- **REQUEST**: Transcribe the whole listing below without changing a word, but leave out every image.

- **RECORDED DATA**:

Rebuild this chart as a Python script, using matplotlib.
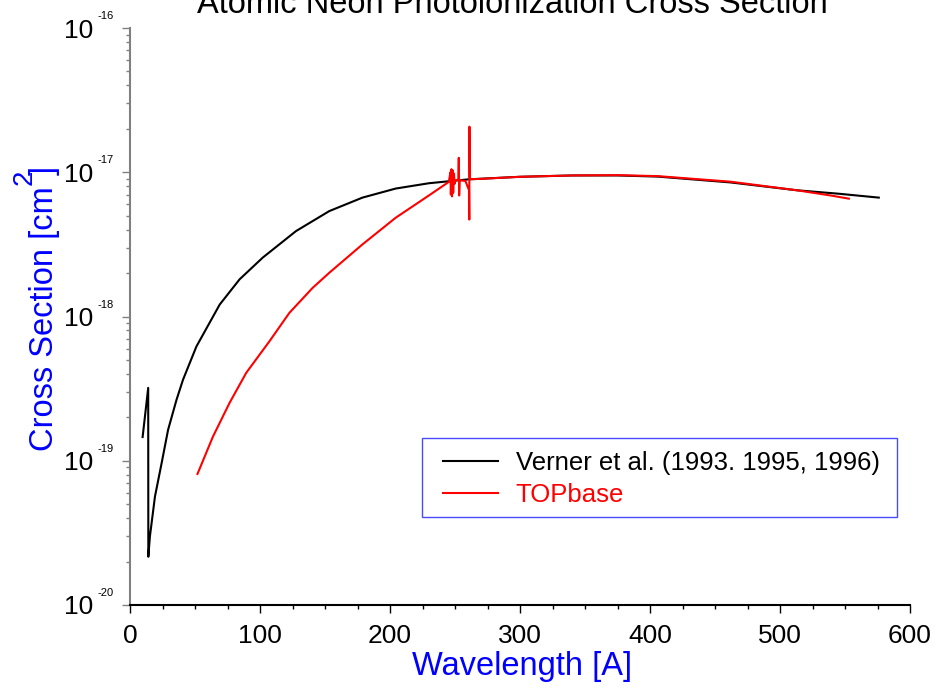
import numpy as np
import matplotlib
matplotlib.use("Agg")
import matplotlib.pyplot as plt
from matplotlib.patches import Rectangle
from matplotlib.ticker import LogLocator, MultipleLocator, NullFormatter

plt.rcParams['font.family'] = ['Liberation Sans', 'DejaVu Sans']

# Verner et al. curve (wavelength in A, cross section in cm^2)
verner_wl = [9.7, 14.0, 14.1, 15.3, 19.2, 24.3, 29.3, 35.8, 40.8, 51.1, 69.0, 84.3,
             102.1, 127.7, 153.3, 178.8, 204.4, 229.9, 245.2, 260.5, 300, 340,
             375, 406, 462, 513, 545, 576]
verner_sigma = [1.46e-19, 3.2e-19, 2.16e-20, 2.98e-20, 5.65e-20, 9.6e-20, 1.64e-19,
                2.65e-19, 3.65e-19, 6.2e-19, 1.21e-18, 1.81e-18, 2.56e-18, 3.91e-18,
                5.38e-18, 6.67e-18, 7.71e-18, 8.39e-18, 8.66e-18, 8.93e-18, 9.3e-18,
                9.5e-18, 9.5e-18, 9.33e-18, 8.5e-18, 7.5e-18, 7.1e-18, 6.67e-18]

# TOPbase curve
top_wl = [51.9, 63.8, 76.6, 89.4, 107.3, 122.6, 140.5, 153.3, 178.8, 204.4,
          229.9, 245.2, 246.5, 246.8, 247.3, 247.7, 248.2, 248.6, 249.2, 249.7,
          250.5, 252.6, 252.9, 253.2, 253.6, 258, 260.8, 261.0, 261.1, 261.4, 262,
          270, 300, 340, 375, 406, 462, 513, 539, 553]
top_sigma = [8.1e-20, 1.47e-19, 2.52e-19, 4.07e-19, 6.74e-19, 1.06e-18, 1.58e-18,
             2.01e-18, 3.16e-18, 4.84e-18, 6.9e-18, 8.57e-18, 1.0e-17,
             7.0e-18, 1.05e-17, 6.8e-18, 1.03e-17, 7.2e-18, 9.8e-18, 8.3e-18, 8.8e-18,
             8.9e-18, 1.26e-17, 6.9e-18, 8.8e-18, 8.7e-18, 7.5e-18, 4.7e-18, 2.07e-17,
             9.2e-18, 8.95e-18, 9.0e-18, 9.3e-18, 9.5e-18, 9.55e-18, 9.4e-18, 8.6e-18,
             7.5e-18, 6.9e-18, 6.56e-18]

exponents = [-20, -19, -18, -17, -16]
x_ticks = [0, 100, 200, 300, 400, 500, 600]

W, H = 942.0, 692.0
fig = plt.figure(figsize=(W / 100, H / 100), dpi=100)
ax = fig.add_axes([130 / W, 1 - 605 / H, 780 / W, 577 / H])

ax.plot(verner_wl, verner_sigma, color='black', lw=1.5,
        label='Verner et al. (1993. 1995, 1996)')
ax.plot(top_wl, top_sigma, color='red', lw=1.5, label='TOPbase')

ax.set_yscale('log')
ax.set_xlim(0, 600)
ax.set_ylim(1e-20, 1e-16)

for s in ['top', 'right']:
    ax.spines[s].set_visible(False)
ax.spines['left'].set_color('#808080')
ax.spines['left'].set_linewidth(1.5)
ax.spines['bottom'].set_linewidth(1.5)

ax.set_xticks(x_ticks)
ax.xaxis.set_minor_locator(MultipleLocator(25))
ax.tick_params(axis='x', which='major', direction='out', length=6, width=1,
               labelsize=19, pad=8)
ax.tick_params(axis='x', which='minor', direction='out', length=3, width=1)

ax.yaxis.set_major_locator(LogLocator(base=10, numticks=10))
ax.yaxis.set_minor_locator(LogLocator(base=10, subs=np.arange(2, 10), numticks=10))
ax.yaxis.set_major_formatter(NullFormatter())
ax.yaxis.set_minor_formatter(NullFormatter())
ax.tick_params(axis='y', which='major', direction='out', length=6, width=1,
               color='#808080')
ax.tick_params(axis='y', which='minor', direction='out', length=3, width=1,
               color='#808080')

# power-of-ten labels with a small raised exponent
for e in exponents:
    ax.annotate('10', xy=(0, 10.0 ** e), xycoords=('axes fraction', 'data'),
                xytext=(-37, -9.5), textcoords='offset pixels',
                ha='right', va='baseline', fontsize=19, annotation_clip=False)
    ax.annotate(str(e), xy=(0, 10.0 ** e), xycoords=('axes fraction', 'data'),
                xytext=(-33, 9), textcoords='offset pixels',
                ha='left', va='baseline', fontsize=8, annotation_clip=False)

fig.text(512 / W, 1 - 13 / H, 'Atomic Neon Photoionization Cross Section',
         ha='center', va='baseline', fontsize=23.5)
fig.text(522 / W, 1 - 675 / H, 'Wavelength [A]', ha='center', va='baseline',
         fontsize=23.5, color='blue')

# y label built from pieces so the "2" can sit high and large
fig.canvas.draw()
r = fig.canvas.get_renderer()
t1 = fig.text(53 / W, 1 - 451 / H, 'Cross Section [cm', rotation=90,
              ha='left', va='baseline', rotation_mode='anchor', fontsize=23.5,
              color='blue')
t1b = t1.get_window_extent(r)
t2 = fig.text(32 / W, (t1b.y1 + 1) / H, '2', rotation=90,
              ha='left', va='baseline', rotation_mode='anchor', fontsize=20,
              color='blue')
t2b = t2.get_window_extent(r)
fig.text(53 / W, (t2b.y1 - 5) / H, ']', rotation=90,
         ha='left', va='baseline', rotation_mode='anchor', fontsize=23.5,
         color='blue')

# legend: entries without frame, box drawn separately
leg = ax.legend(loc='upper left', bbox_to_anchor=(443 / W, 1 - 451 / H),
                bbox_transform=fig.transFigure, borderaxespad=0, borderpad=0,
                frameon=False, fontsize=18.5, handlelength=2.15,
                handletextpad=0.68, labelspacing=0.33, labelcolor='linecolor')
fig.patches.append(Rectangle((422 / W, 1 - 517 / H), 475 / W, 79 / H,
                             transform=fig.transFigure, fill=False,
                             edgecolor='#4a4aff', lw=1.0))

fig.savefig('out.png', dpi=100)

- **EXERCISE ANSWER**:
Rebuild this chart as a Python script, using matplotlib.
import numpy as np
import matplotlib
matplotlib.use("Agg")
import matplotlib.pyplot as plt
from matplotlib.patches import Rectangle
from matplotlib.ticker import LogLocator, MultipleLocator, NullFormatter

plt.rcParams['font.family'] = ['Liberation Sans', 'DejaVu Sans']

# Verner et al. curve (wavelength in A, cross section in cm^2)
verner_wl = [9.7, 14.0, 14.1, 15.3, 19.2, 24.3, 29.3, 35.8, 40.8, 51.1, 69.0, 84.3,
             102.1, 127.7, 153.3, 178.8, 204.4, 229.9, 245.2, 260.5, 300, 340,
             375, 406, 462, 513, 545, 576]
verner_sigma = [1.46e-19, 3.2e-19, 2.16e-20, 2.98e-20, 5.65e-20, 9.6e-20, 1.64e-19,
                2.65e-19, 3.65e-19, 6.2e-19, 1.21e-18, 1.81e-18, 2.56e-18, 3.91e-18,
                5.38e-18, 6.67e-18, 7.71e-18, 8.39e-18, 8.66e-18, 8.93e-18, 9.3e-18,
                9.5e-18, 9.5e-18, 9.33e-18, 8.5e-18, 7.5e-18, 7.1e-18, 6.67e-18]

# TOPbase curve
top_wl = [51.9, 63.8, 76.6, 89.4, 107.3, 122.6, 140.5, 153.3, 178.8, 204.4,
          229.9, 245.2, 246.5, 246.8, 247.3, 247.7, 248.2, 248.6, 249.2, 249.7,
          250.5, 252.6, 252.9, 253.2, 253.6, 258, 260.8, 261.0, 261.1, 261.4, 262,
          270, 300, 340, 375, 406, 462, 513, 539, 553]
top_sigma = [8.1e-20, 1.47e-19, 2.52e-19, 4.07e-19, 6.74e-19, 1.06e-18, 1.58e-18,
             2.01e-18, 3.16e-18, 4.84e-18, 6.9e-18, 8.57e-18, 1.0e-17,
             7.0e-18, 1.05e-17, 6.8e-18, 1.03e-17, 7.2e-18, 9.8e-18, 8.3e-18, 8.8e-18,
             8.9e-18, 1.26e-17, 6.9e-18, 8.8e-18, 8.7e-18, 7.5e-18, 4.7e-18, 2.07e-17,
             9.2e-18, 8.95e-18, 9.0e-18, 9.3e-18, 9.5e-18, 9.55e-18, 9.4e-18, 8.6e-18,
             7.5e-18, 6.9e-18, 6.56e-18]

exponents = [-20, -19, -18, -17, -16]
x_ticks = [0, 100, 200, 300, 400, 500, 600]

W, H = 942.0, 692.0
fig = plt.figure(figsize=(W / 100, H / 100), dpi=100)
ax = fig.add_axes([130 / W, 1 - 605 / H, 780 / W, 577 / H])

ax.plot(verner_wl, verner_sigma, color='black', lw=1.5,
        label='Verner et al. (1993. 1995, 1996)')
ax.plot(top_wl, top_sigma, color='red', lw=1.5, label='TOPbase')

ax.set_yscale('log')
ax.set_xlim(0, 600)
ax.set_ylim(1e-20, 1e-16)

for s in ['top', 'right']:
    ax.spines[s].set_visible(False)
ax.spines['left'].set_color('#808080')
ax.spines['left'].set_linewidth(1.5)
ax.spines['bottom'].set_linewidth(1.5)

ax.set_xticks(x_ticks)
ax.xaxis.set_minor_locator(MultipleLocator(25))
ax.tick_params(axis='x', which='major', direction='out', length=6, width=1,
               labelsize=19, pad=8)
ax.tick_params(axis='x', which='minor', direction='out', length=3, width=1)

ax.yaxis.set_major_locator(LogLocator(base=10, numticks=10))
ax.yaxis.set_minor_locator(LogLocator(base=10, subs=np.arange(2, 10), numticks=10))
ax.yaxis.set_major_formatter(NullFormatter())
ax.yaxis.set_minor_formatter(NullFormatter())
ax.tick_params(axis='y', which='major', direction='out', length=6, width=1,
               color='#808080')
ax.tick_params(axis='y', which='minor', direction='out', length=3, width=1,
               color='#808080')

# power-of-ten labels with a small raised exponent
for e in exponents:
    ax.annotate('10', xy=(0, 10.0 ** e), xycoords=('axes fraction', 'data'),
                xytext=(-37, -9.5), textcoords='offset pixels',
                ha='right', va='baseline', fontsize=19, annotation_clip=False)
    ax.annotate(str(e), xy=(0, 10.0 ** e), xycoords=('axes fraction', 'data'),
                xytext=(-33, 9), textcoords='offset pixels',
                ha='left', va='baseline', fontsize=8, annotation_clip=False)

fig.text(512 / W, 1 - 13 / H, 'Atomic Neon Photoionization Cross Section',
         ha='center', va='baseline', fontsize=23.5)
fig.text(522 / W, 1 - 675 / H, 'Wavelength [A]', ha='center', va='baseline',
         fontsize=23.5, color='blue')

# y label built from pieces so the "2" can sit high and large
fig.canvas.draw()
r = fig.canvas.get_renderer()
t1 = fig.text(53 / W, 1 - 451 / H, 'Cross Section [cm', rotation=90,
              ha='left', va='baseline', rotation_mode='anchor', fontsize=23.5,
              color='blue')
t1b = t1.get_window_extent(r)
t2 = fig.text(32 / W, (t1b.y1 + 1) / H, '2', rotation=90,
              ha='left', va='baseline', rotation_mode='anchor', fontsize=20,
              color='blue')
t2b = t2.get_window_extent(r)
fig.text(53 / W, (t2b.y1 - 5) / H, ']', rotation=90,
         ha='left', va='baseline', rotation_mode='anchor', fontsize=23.5,
         color='blue')

# legend: entries without frame, box drawn separately
leg = ax.legend(loc='upper left', bbox_to_anchor=(443 / W, 1 - 451 / H),
                bbox_transform=fig.transFigure, borderaxespad=0, borderpad=0,
                frameon=False, fontsize=18.5, handlelength=2.15,
                handletextpad=0.68, labelspacing=0.33, labelcolor='linecolor')
fig.patches.append(Rectangle((422 / W, 1 - 517 / H), 475 / W, 79 / H,
                             transform=fig.transFigure, fill=False,
                             edgecolor='#4a4aff', lw=1.0))

fig.savefig('out.png', dpi=100)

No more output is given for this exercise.